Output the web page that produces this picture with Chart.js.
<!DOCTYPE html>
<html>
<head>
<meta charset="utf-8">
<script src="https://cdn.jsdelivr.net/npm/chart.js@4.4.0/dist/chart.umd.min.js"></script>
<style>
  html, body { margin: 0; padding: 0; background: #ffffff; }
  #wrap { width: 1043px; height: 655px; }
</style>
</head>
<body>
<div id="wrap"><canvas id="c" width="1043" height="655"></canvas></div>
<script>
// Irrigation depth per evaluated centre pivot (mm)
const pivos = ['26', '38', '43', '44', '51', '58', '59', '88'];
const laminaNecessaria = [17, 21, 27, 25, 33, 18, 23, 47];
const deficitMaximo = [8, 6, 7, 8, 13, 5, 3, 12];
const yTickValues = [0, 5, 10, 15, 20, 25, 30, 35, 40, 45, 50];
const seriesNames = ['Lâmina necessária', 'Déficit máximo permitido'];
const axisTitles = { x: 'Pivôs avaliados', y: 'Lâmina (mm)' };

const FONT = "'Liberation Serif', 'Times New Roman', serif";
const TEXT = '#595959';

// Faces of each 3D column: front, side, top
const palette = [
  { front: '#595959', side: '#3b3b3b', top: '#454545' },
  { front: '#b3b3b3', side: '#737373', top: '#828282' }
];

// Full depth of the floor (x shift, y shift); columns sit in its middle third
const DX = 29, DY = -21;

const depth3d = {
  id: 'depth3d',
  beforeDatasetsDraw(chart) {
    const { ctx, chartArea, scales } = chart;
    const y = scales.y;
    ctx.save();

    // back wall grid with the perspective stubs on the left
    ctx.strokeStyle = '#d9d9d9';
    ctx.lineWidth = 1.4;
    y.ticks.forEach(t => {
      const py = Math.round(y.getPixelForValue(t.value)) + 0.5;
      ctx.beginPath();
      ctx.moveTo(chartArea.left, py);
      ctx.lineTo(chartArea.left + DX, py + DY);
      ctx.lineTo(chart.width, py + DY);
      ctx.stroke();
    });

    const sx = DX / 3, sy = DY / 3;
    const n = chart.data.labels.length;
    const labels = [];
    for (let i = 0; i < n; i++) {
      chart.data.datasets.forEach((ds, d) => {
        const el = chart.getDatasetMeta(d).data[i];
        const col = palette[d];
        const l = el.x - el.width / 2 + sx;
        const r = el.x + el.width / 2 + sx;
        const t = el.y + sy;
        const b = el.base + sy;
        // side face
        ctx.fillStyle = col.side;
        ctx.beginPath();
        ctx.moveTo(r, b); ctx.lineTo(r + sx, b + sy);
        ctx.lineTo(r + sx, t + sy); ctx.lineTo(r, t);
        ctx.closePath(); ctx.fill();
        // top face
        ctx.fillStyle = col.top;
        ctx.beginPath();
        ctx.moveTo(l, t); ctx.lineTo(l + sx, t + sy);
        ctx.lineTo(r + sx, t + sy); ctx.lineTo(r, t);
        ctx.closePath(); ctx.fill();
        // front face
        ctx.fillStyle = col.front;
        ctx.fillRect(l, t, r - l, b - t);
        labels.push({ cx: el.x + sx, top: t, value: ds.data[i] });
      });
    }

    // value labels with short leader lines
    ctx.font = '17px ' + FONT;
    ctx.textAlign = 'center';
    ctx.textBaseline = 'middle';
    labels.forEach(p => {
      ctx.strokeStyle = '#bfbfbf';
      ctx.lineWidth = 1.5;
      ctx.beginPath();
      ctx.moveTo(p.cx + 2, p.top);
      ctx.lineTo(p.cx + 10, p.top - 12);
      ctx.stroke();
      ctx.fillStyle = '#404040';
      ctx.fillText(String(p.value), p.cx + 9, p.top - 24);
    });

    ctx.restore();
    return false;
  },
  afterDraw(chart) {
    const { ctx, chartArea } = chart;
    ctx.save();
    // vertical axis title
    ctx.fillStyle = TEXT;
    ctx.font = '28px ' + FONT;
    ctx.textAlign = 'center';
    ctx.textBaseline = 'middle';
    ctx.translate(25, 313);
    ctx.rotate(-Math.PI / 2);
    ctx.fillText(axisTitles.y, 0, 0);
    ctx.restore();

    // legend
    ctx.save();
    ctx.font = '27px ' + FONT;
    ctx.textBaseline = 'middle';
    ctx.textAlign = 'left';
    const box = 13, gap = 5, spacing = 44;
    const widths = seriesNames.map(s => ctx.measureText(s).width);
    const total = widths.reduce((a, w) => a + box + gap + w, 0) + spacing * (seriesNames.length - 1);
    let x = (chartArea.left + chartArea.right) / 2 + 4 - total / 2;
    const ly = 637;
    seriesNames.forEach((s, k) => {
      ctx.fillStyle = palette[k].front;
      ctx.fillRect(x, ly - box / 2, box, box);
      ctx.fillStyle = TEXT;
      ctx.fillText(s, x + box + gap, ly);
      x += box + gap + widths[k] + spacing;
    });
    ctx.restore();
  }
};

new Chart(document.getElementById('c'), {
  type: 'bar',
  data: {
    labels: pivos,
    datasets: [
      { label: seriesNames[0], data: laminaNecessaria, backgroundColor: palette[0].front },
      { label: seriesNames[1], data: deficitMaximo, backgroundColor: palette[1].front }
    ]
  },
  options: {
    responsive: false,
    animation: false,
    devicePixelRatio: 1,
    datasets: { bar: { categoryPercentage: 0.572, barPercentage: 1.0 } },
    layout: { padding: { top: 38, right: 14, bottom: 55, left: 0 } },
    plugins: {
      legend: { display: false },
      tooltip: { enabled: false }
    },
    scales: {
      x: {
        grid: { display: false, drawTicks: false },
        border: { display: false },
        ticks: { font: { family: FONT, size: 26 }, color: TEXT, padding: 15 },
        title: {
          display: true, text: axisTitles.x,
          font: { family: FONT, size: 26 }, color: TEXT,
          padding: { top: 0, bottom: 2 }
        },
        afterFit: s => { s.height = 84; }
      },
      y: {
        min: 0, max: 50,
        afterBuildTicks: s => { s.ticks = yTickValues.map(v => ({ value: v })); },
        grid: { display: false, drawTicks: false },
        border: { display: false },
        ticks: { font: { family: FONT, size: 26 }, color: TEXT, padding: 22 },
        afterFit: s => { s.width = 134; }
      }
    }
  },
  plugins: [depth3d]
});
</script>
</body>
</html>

------------

### What to work on
Write out the material exactly as given.

### Answer to the problem
Output the web page that produces this picture with Chart.js.
<!DOCTYPE html>
<html>
<head>
<meta charset="utf-8">
<script src="https://cdn.jsdelivr.net/npm/chart.js@4.4.0/dist/chart.umd.min.js"></script>
<style>
  html, body { margin: 0; padding: 0; background: #ffffff; }
  #wrap { width: 1043px; height: 655px; }
</style>
</head>
<body>
<div id="wrap"><canvas id="c" width="1043" height="655"></canvas></div>
<script>
// Irrigation depth per evaluated centre pivot (mm)
const pivos = ['26', '38', '43', '44', '51', '58', '59', '88'];
const laminaNecessaria = [17, 21, 27, 25, 33, 18, 23, 47];
const deficitMaximo = [8, 6, 7, 8, 13, 5, 3, 12];
const yTickValues = [0, 5, 10, 15, 20, 25, 30, 35, 40, 45, 50];
const seriesNames = ['Lâmina necessária', 'Déficit máximo permitido'];
const axisTitles = { x: 'Pivôs avaliados', y: 'Lâmina (mm)' };

const FONT = "'Liberation Serif', 'Times New Roman', serif";
const TEXT = '#595959';

// Faces of each 3D column: front, side, top
const palette = [
  { front: '#595959', side: '#3b3b3b', top: '#454545' },
  { front: '#b3b3b3', side: '#737373', top: '#828282' }
];

// Full depth of the floor (x shift, y shift); columns sit in its middle third
const DX = 29, DY = -21;

const depth3d = {
  id: 'depth3d',
  beforeDatasetsDraw(chart) {
    const { ctx, chartArea, scales } = chart;
    const y = scales.y;
    ctx.save();

    // back wall grid with the perspective stubs on the left
    ctx.strokeStyle = '#d9d9d9';
    ctx.lineWidth = 1.4;
    y.ticks.forEach(t => {
      const py = Math.round(y.getPixelForValue(t.value)) + 0.5;
      ctx.beginPath();
      ctx.moveTo(chartArea.left, py);
      ctx.lineTo(chartArea.left + DX, py + DY);
      ctx.lineTo(chart.width, py + DY);
      ctx.stroke();
    });

    const sx = DX / 3, sy = DY / 3;
    const n = chart.data.labels.length;
    const labels = [];
    for (let i = 0; i < n; i++) {
      chart.data.datasets.forEach((ds, d) => {
        const el = chart.getDatasetMeta(d).data[i];
        const col = palette[d];
        const l = el.x - el.width / 2 + sx;
        const r = el.x + el.width / 2 + sx;
        const t = el.y + sy;
        const b = el.base + sy;
        // side face
        ctx.fillStyle = col.side;
        ctx.beginPath();
        ctx.moveTo(r, b); ctx.lineTo(r + sx, b + sy);
        ctx.lineTo(r + sx, t + sy); ctx.lineTo(r, t);
        ctx.closePath(); ctx.fill();
        // top face
        ctx.fillStyle = col.top;
        ctx.beginPath();
        ctx.moveTo(l, t); ctx.lineTo(l + sx, t + sy);
        ctx.lineTo(r + sx, t + sy); ctx.lineTo(r, t);
        ctx.closePath(); ctx.fill();
        // front face
        ctx.fillStyle = col.front;
        ctx.fillRect(l, t, r - l, b - t);
        labels.push({ cx: el.x + sx, top: t, value: ds.data[i] });
      });
    }

    // value labels with short leader lines
    ctx.font = '17px ' + FONT;
    ctx.textAlign = 'center';
    ctx.textBaseline = 'middle';
    labels.forEach(p => {
      ctx.strokeStyle = '#bfbfbf';
      ctx.lineWidth = 1.5;
      ctx.beginPath();
      ctx.moveTo(p.cx + 2, p.top);
      ctx.lineTo(p.cx + 10, p.top - 12);
      ctx.stroke();
      ctx.fillStyle = '#404040';
      ctx.fillText(String(p.value), p.cx + 9, p.top - 24);
    });

    ctx.restore();
    return false;
  },
  afterDraw(chart) {
    const { ctx, chartArea } = chart;
    ctx.save();
    // vertical axis title
    ctx.fillStyle = TEXT;
    ctx.font = '28px ' + FONT;
    ctx.textAlign = 'center';
    ctx.textBaseline = 'middle';
    ctx.translate(25, 313);
    ctx.rotate(-Math.PI / 2);
    ctx.fillText(axisTitles.y, 0, 0);
    ctx.restore();

    // legend
    ctx.save();
    ctx.font = '27px ' + FONT;
    ctx.textBaseline = 'middle';
    ctx.textAlign = 'left';
    const box = 13, gap = 5, spacing = 44;
    const widths = seriesNames.map(s => ctx.measureText(s).width);
    const total = widths.reduce((a, w) => a + box + gap + w, 0) + spacing * (seriesNames.length - 1);
    let x = (chartArea.left + chartArea.right) / 2 + 4 - total / 2;
    const ly = 637;
    seriesNames.forEach((s, k) => {
      ctx.fillStyle = palette[k].front;
      ctx.fillRect(x, ly - box / 2, box, box);
      ctx.fillStyle = TEXT;
      ctx.fillText(s, x + box + gap, ly);
      x += box + gap + widths[k] + spacing;
    });
    ctx.restore();
  }
};

new Chart(document.getElementById('c'), {
  type: 'bar',
  data: {
    labels: pivos,
    datasets: [
      { label: seriesNames[0], data: laminaNecessaria, backgroundColor: palette[0].front },
      { label: seriesNames[1], data: deficitMaximo, backgroundColor: palette[1].front }
    ]
  },
  options: {
    responsive: false,
    animation: false,
    devicePixelRatio: 1,
    datasets: { bar: { categoryPercentage: 0.572, barPercentage: 1.0 } },
    layout: { padding: { top: 38, right: 14, bottom: 55, left: 0 } },
    plugins: {
      legend: { display: false },
      tooltip: { enabled: false }
    },
    scales: {
      x: {
        grid: { display: false, drawTicks: false },
        border: { display: false },
        ticks: { font: { family: FONT, size: 26 }, color: TEXT, padding: 15 },
        title: {
          display: true, text: axisTitles.x,
          font: { family: FONT, size: 26 }, color: TEXT,
          padding: { top: 0, bottom: 2 }
        },
        afterFit: s => { s.height = 84; }
      },
      y: {
        min: 0, max: 50,
        afterBuildTicks: s => { s.ticks = yTickValues.map(v => ({ value: v })); },
        grid: { display: false, drawTicks: false },
        border: { display: false },
        ticks: { font: { family: FONT, size: 26 }, color: TEXT, padding: 22 },
        afterFit: s => { s.width = 134; }
      }
    }
  },
  plugins: [depth3d]
});
</script>
</body>
</html>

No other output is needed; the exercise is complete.